▶ _What to work on_
Exactly as written, quote every line that follows, skipping the images.

▶ _Provided material_
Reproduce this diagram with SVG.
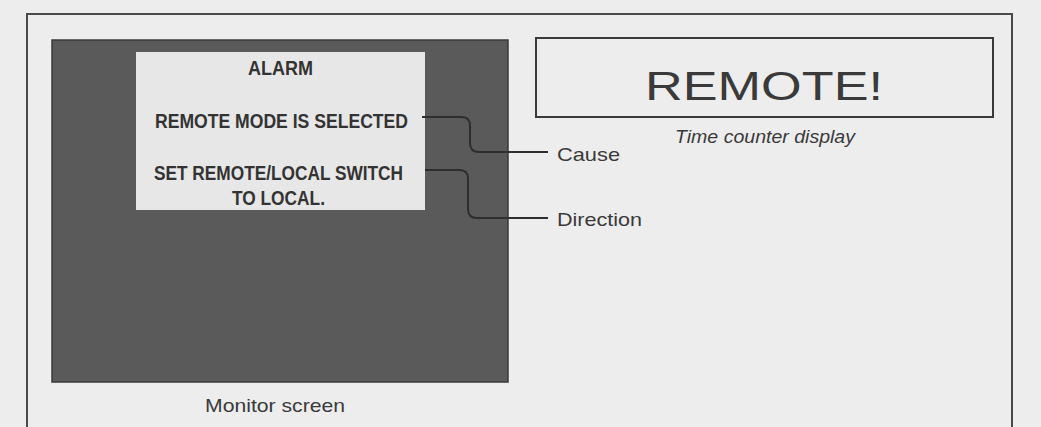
<svg xmlns="http://www.w3.org/2000/svg" width="1041" height="427" viewBox="0 0 1041 427">
<style>
.frame{fill:none;stroke:#4a4a4a;stroke-width:2}
.lead{fill:none;stroke:#2e2e2e;stroke-width:2}
.scr{font-family:"Liberation Sans",Arial,sans-serif;font-weight:bold;fill:#333;font-size:21px}
.lbl{font-family:"Liberation Sans",Arial,sans-serif;fill:#3a3a3a;font-size:19px}
</style>
<rect x="0" y="0" width="1041" height="427" fill="#ededed"/>
<path class="frame" d="M27,427 V14 H1012 V427"/>
<g id="monitor">
<rect x="52" y="40" width="456" height="342" fill="#5a5a5a" stroke="#3a3a3a" stroke-width="1.5"/>
<rect x="136" y="52" width="289" height="158" fill="#e7e7e7"/>
<text class="scr" x="280.5" y="75" text-anchor="middle" textLength="65" lengthAdjust="spacingAndGlyphs">ALARM</text>
<text class="scr" x="155" y="128" textLength="253" lengthAdjust="spacingAndGlyphs">REMOTE MODE IS SELECTED</text>
<text class="scr" x="154" y="180" textLength="249" lengthAdjust="spacingAndGlyphs">SET REMOTE/LOCAL SWITCH</text>
<text class="scr" x="232" y="205" textLength="93" lengthAdjust="spacingAndGlyphs">TO LOCAL.</text>
<text class="lbl" x="275" y="412" text-anchor="middle" textLength="140" lengthAdjust="spacingAndGlyphs">Monitor screen</text>
</g>
<g id="timecounter">
<rect x="536" y="38" width="457" height="79" fill="none" stroke="#3a3a3a" stroke-width="2"/>
<text x="764" y="100" text-anchor="middle" font-family="Liberation Sans,Arial,sans-serif" font-size="40" fill="#3a3a3a" textLength="238" lengthAdjust="spacingAndGlyphs">REMOTE!</text>
<text class="lbl" x="675" y="143" font-style="italic" font-size="17" textLength="180" lengthAdjust="spacingAndGlyphs">Time counter display</text>
</g>
<g id="cause">
<text class="lbl" x="557" y="161" textLength="63" lengthAdjust="spacingAndGlyphs">Cause</text>
</g>
<g id="direction">
<text class="lbl" x="557" y="226" textLength="85" lengthAdjust="spacingAndGlyphs">Direction</text>
</g>
<g id="connectors">
<path class="lead" d="M422,117 H462 Q470,117 470,126 V143 Q470,152 479,152 H548"/>
<path class="lead" d="M425,170 H460 Q468,170 468,179 V209 Q468,218 477,218 H548"/>
</g>
</svg>
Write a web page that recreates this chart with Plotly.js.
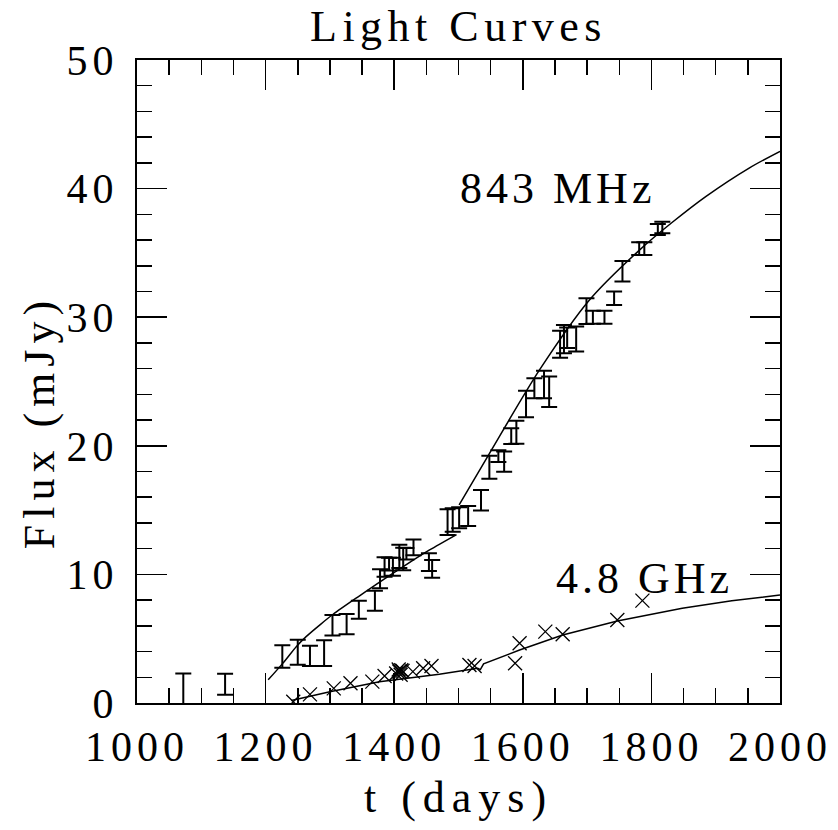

▶ _Task response_
Reproduce this diagram with SVG.
<svg xmlns="http://www.w3.org/2000/svg" width="1041" height="427" viewBox="0 0 1041 427">
<style>
.frame{fill:none;stroke:#4a4a4a;stroke-width:2}
.lead{fill:none;stroke:#2e2e2e;stroke-width:2}
.scr{font-family:"Liberation Sans",Arial,sans-serif;font-weight:bold;fill:#333;font-size:21px}
.lbl{font-family:"Liberation Sans",Arial,sans-serif;fill:#3a3a3a;font-size:19px}
</style>
<rect x="0" y="0" width="1041" height="427" fill="#ededed"/>
<path class="frame" d="M27,427 V14 H1012 V427"/>
<g id="monitor">
<rect x="52" y="40" width="456" height="342" fill="#5a5a5a" stroke="#3a3a3a" stroke-width="1.5"/>
<rect x="136" y="52" width="289" height="158" fill="#e7e7e7"/>
<text class="scr" x="280.5" y="75" text-anchor="middle" textLength="65" lengthAdjust="spacingAndGlyphs">ALARM</text>
<text class="scr" x="155" y="128" textLength="253" lengthAdjust="spacingAndGlyphs">REMOTE MODE IS SELECTED</text>
<text class="scr" x="154" y="180" textLength="249" lengthAdjust="spacingAndGlyphs">SET REMOTE/LOCAL SWITCH</text>
<text class="scr" x="232" y="205" textLength="93" lengthAdjust="spacingAndGlyphs">TO LOCAL.</text>
<text class="lbl" x="275" y="412" text-anchor="middle" textLength="140" lengthAdjust="spacingAndGlyphs">Monitor screen</text>
</g>
<g id="timecounter">
<rect x="536" y="38" width="457" height="79" fill="none" stroke="#3a3a3a" stroke-width="2"/>
<text x="764" y="100" text-anchor="middle" font-family="Liberation Sans,Arial,sans-serif" font-size="40" fill="#3a3a3a" textLength="238" lengthAdjust="spacingAndGlyphs">REMOTE!</text>
<text class="lbl" x="675" y="143" font-style="italic" font-size="17" textLength="180" lengthAdjust="spacingAndGlyphs">Time counter display</text>
</g>
<g id="cause">
<text class="lbl" x="557" y="161" textLength="63" lengthAdjust="spacingAndGlyphs">Cause</text>
</g>
<g id="direction">
<text class="lbl" x="557" y="226" textLength="85" lengthAdjust="spacingAndGlyphs">Direction</text>
</g>
<g id="connectors">
<path class="lead" d="M422,117 H462 Q470,117 470,126 V143 Q470,152 479,152 H548"/>
<path class="lead" d="M425,170 H460 Q468,170 468,179 V209 Q468,218 477,218 H548"/>
</g>
</svg>
Write a web page that recreates this chart with Plotly.js.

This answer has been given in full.